The Reserve Bank of India (RBI) is likely to cut interest rates one more time in June before rising inflation pressures and elevated fiscal deficits left little room for further accommodation in rest of the year, IHS Markit said on Wednesday.
The RBI had cut interest rate by 25 basis points each in February and April to boost economic growth.
In a report on the forecast for global monetary policy actions and resulting economic impact, the London-based global information provider said the RBI is likely to tighten its monetary policy stance in early-to-mid 2020.
“With both domestic and global growth slowing and inflation in India remaining below the RBI’s inflation target, it is now increasingly likely that the RBI will proceed with another rate cut in June.
“Beyond June, intensifying inflation pressures and elevated fiscal deficits will leave little room for further accommodation, and we expect no additional rate cuts in 2019 with the monetary policy likely to switch to tightening in early-to-mid-2020,” it said.
Monetary policy easing, coupled with the relaxation of lending rules and greater election-driven fiscal spending in the first quarter of 2019, would provide some support to growth during the first half of 2019-20 fiscal, it said.

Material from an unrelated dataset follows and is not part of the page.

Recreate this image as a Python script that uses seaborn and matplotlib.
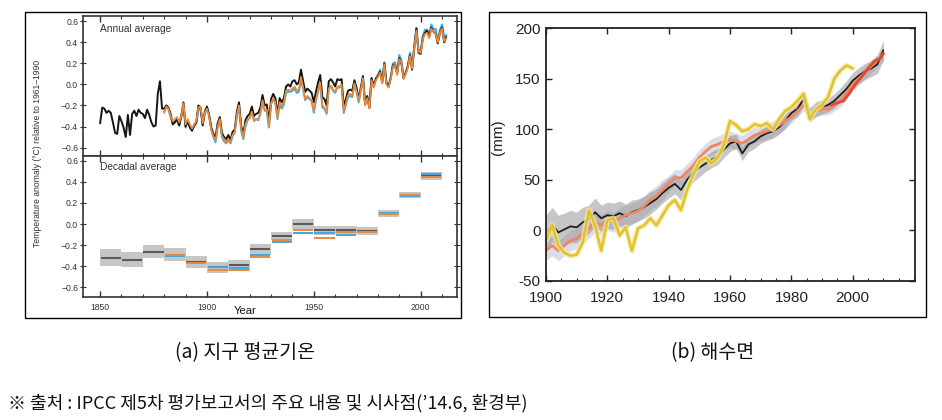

The report noted that food and fuel prices should accelerate in coming months, particularly in the event of a sub-normal monsoon, and headline inflation would cross 5 per cent mark by the second half of 2019, and average 4.2 per cent in 2019 and 5.3 per cent in 2020.
IHS said globally monetary tightening cycle seems to be over for now.
The acceleration in global growth that occurred in 2017 led some key central banks to begin a steady–albeit slow–tightening of monetary policy. The US Federal Reserve, the Bank of Canada and the Bank of England were in the vanguard.